Unter den ganz großen Protagonisten der Musikgeschichte findet sich nur einer, der sich längere Zeit in Stuttgart aufhielt: Carl Maria von Weber. Aber selbst diesen hat man des Landes verwiesen. In der Stuttgarter Zeit ist unter anderem auch das Andante e Rondo ungarese entstanden.
Webers Aufenthalt in Schwaben in der Zeit von 1807 bis 1809 hat freilich weniger mit Musik als mit Geld zu tun. Der junge Mann kam seinerzeit von Schlesien, wo er Kapellmeister an der Oper in Breslau war. Die Stelle hatte er vor allem wegen finanzieller Probleme aufgeben müssen. Der Stadtrat hatte ihm vorgerechnet, daß er statt Kassenschlagern, wie der Oper „Donauweibchen“ von Ferdinand Kauer, Werke seines „Schwagers“ Mozart gespielt habe, die wenig einbrachten. Auch privat hatte er über seine Verhältnisse gelebt und allerhand Schulden aufgehäuft.
Nach Breslau hielt sich Weber durch Vermittlung einer Verehrerin eine Zeitlang auf Schloß Carlsruhe in Oberschlesien auf, wo Herzog Eugen von Württemberg einen aufwendigen Musenhof mit eigener Oper unterhielt. Dort lernte er das verschwenderische Leben eines Duodezfürsten kennen, was sein Verhältnis zum Geld nicht verbesserte. Als die Carlsruher Hofhaltung im Zuge der Napoleonischen Wirren aufgelöst wurde, kam Weber auf Empfehlung Herzog Eugens nach Stuttgart, wo er die Stelle eines „geheimen Sekretärs“ bei Herzog Ludwig, dem Bruder König Friedrichs, erhielt. Als solcher hatte er sich ausgerechnet um dessen notorisch zerrüttete Finanzen zu kümmern.
Die Sache ging nicht gut aus. Weber orientierte sich nicht nur in seinem privaten Ausgabeverhalten und sondern auch bei der Geldbeschaffung an seinem unseriösen Arbeitgeber. Am 7.2.1810 wurde er daher wegen Untreue, Diebstahls und Bestechlichkeit im Zusammenhang mit Wehrdienstmanipulationen seines Herrn verhaftet und drei Wochen später auf Lebenszeit des Landes verwiesen.

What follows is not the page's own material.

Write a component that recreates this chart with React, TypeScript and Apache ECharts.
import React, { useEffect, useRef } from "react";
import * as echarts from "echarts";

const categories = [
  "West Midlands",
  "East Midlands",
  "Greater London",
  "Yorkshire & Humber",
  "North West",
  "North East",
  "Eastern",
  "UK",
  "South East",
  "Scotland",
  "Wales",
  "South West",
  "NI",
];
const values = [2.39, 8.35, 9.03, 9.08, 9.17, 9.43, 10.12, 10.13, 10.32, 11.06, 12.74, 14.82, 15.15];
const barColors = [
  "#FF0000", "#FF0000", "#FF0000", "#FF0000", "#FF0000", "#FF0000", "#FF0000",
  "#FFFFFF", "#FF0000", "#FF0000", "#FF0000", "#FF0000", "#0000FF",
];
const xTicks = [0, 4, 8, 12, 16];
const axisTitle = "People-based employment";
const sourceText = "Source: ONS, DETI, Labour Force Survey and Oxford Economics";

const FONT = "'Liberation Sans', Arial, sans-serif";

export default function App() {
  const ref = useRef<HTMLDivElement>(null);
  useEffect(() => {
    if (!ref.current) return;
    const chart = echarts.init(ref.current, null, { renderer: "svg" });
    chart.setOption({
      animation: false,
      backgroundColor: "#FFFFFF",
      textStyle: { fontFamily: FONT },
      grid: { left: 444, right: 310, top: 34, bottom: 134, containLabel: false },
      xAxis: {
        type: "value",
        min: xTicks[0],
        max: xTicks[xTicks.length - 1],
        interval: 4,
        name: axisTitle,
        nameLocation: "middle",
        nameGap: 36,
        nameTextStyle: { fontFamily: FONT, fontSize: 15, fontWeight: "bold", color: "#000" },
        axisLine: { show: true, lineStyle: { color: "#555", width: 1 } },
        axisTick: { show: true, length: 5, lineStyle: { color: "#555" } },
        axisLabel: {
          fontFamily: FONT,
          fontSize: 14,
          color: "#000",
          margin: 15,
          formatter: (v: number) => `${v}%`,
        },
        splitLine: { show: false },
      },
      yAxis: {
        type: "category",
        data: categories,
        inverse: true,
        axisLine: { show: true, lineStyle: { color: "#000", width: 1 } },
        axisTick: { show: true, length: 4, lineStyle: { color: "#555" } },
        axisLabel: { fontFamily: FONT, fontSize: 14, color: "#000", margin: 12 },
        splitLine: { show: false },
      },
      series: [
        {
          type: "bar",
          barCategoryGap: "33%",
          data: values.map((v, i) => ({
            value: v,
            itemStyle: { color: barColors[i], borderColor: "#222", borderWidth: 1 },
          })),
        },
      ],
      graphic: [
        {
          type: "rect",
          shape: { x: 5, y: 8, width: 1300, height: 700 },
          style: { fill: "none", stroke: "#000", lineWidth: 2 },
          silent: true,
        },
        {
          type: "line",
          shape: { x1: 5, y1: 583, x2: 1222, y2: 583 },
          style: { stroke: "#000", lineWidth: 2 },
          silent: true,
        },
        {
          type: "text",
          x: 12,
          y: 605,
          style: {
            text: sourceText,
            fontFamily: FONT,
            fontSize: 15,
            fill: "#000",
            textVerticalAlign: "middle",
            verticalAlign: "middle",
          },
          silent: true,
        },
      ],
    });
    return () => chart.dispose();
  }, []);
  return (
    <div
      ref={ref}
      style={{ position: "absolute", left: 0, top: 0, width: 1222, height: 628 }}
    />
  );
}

Weber hatte in Stuttgart aber nicht nur mit Geld zu tun. Unter den Namen „Krautsalat“ war er Mitglied des Stuttgarter Geheimbundes „Faust’s Höllenfahrt“ einem Künstlerkreis, dem auch der Hofkapellmeister Franz Danzi (Mitgliedsname „Rapunzel „) angehörte. Danzi, mit dem Weber der gemeinsame Lehrer, Abt Vogler, verband, hatte wesentlichen Einfluß auf Webers musikalisches Schaffen und regte ihn immer wieder zu Kompositionen an. Unter anderem schrieb Weber in Stuttgart eine Reihe von Liedern, eine Musik zu Schillers Thurandot und die Oper Silvana, deren Text der Stuttgarter Höllenfahrer Franz Carl Hiemer (Mitgliedsname „Reimwol“) verfasst hatte.

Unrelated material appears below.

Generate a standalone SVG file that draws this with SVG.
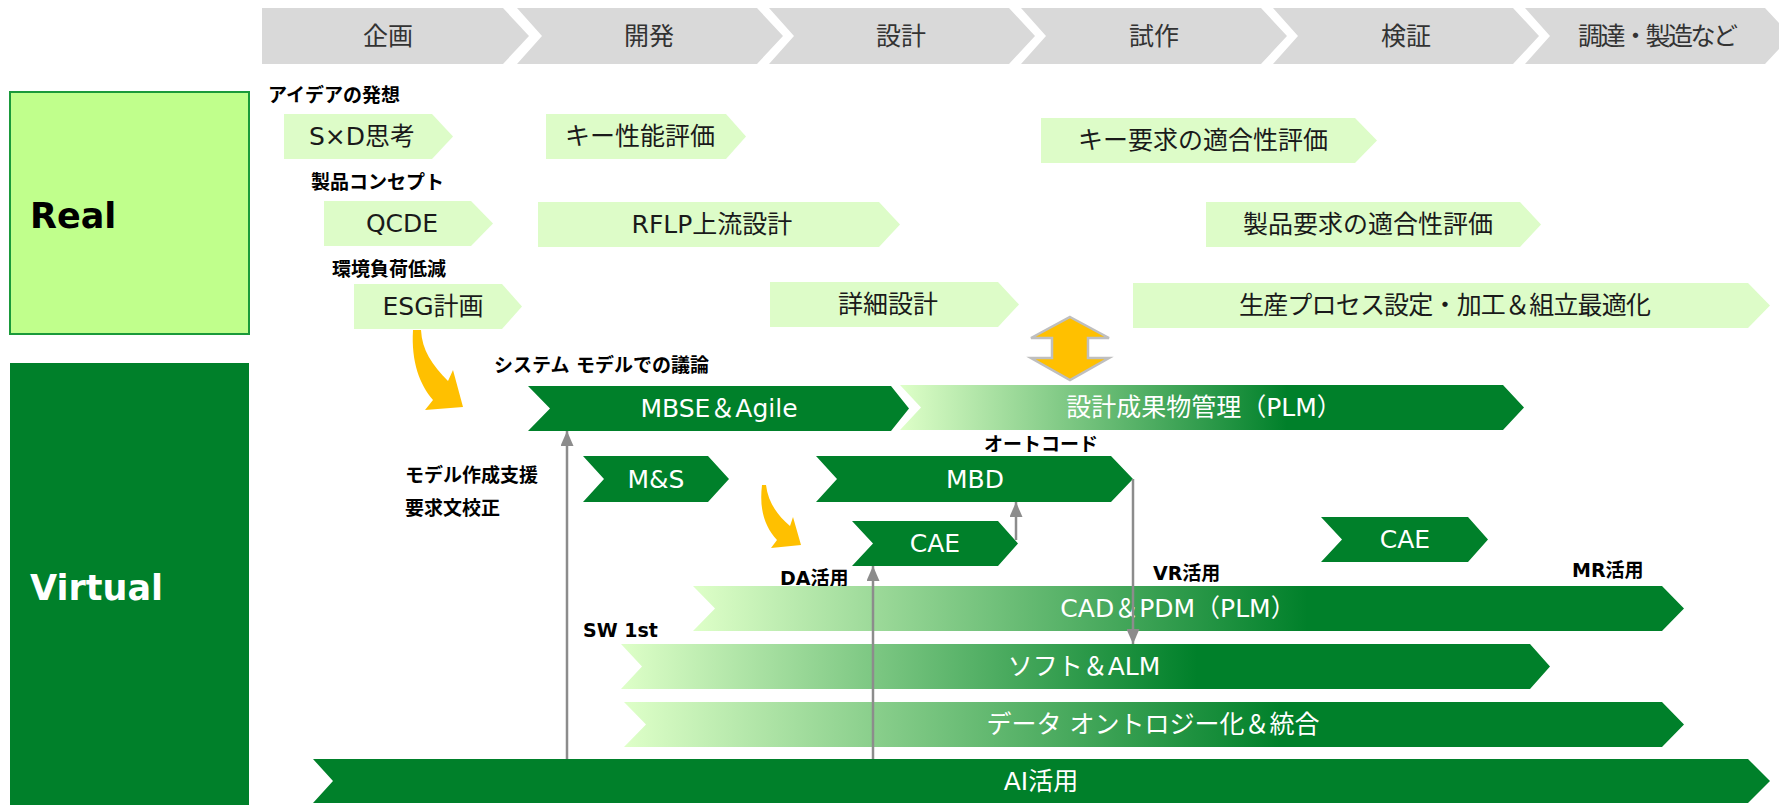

Das „Andante e Rondo ungarese“ entstand wenige Wochen vor Webers Verhaftung in Stuttgart und ist „seinem Bruder Fritz in Ludwigsburg“ gewidmet. Ob dieses Stück im Schwäbischen noch aufgeführt wurde, wissen wir nicht. Bekannt ist, daß es im Jahre 1813 in einer Fassung für Fagott gespielt wurde. Seinerzeit schrieb die Leipziger „Allgemeine Musikalische Zeitung“, Weber habe „in diesem Produkt sein herrliches Talent für herzansprechenden Gesang … neuerdings rühmlich bewiesen“. Das kurze Werk, in dem die melodischen und virtuosen Möglichkeiten des Instrumentes voll zu Geltung kommen, ist eines der wenigen großen Solostücke aus vorromantischer Zeit für die Bratsche, die, wie nicht zuletzt dieses Werk zeigt, von der Musikgeschichte zu Unrecht so lange so stiefmütterlich behandelt wurde.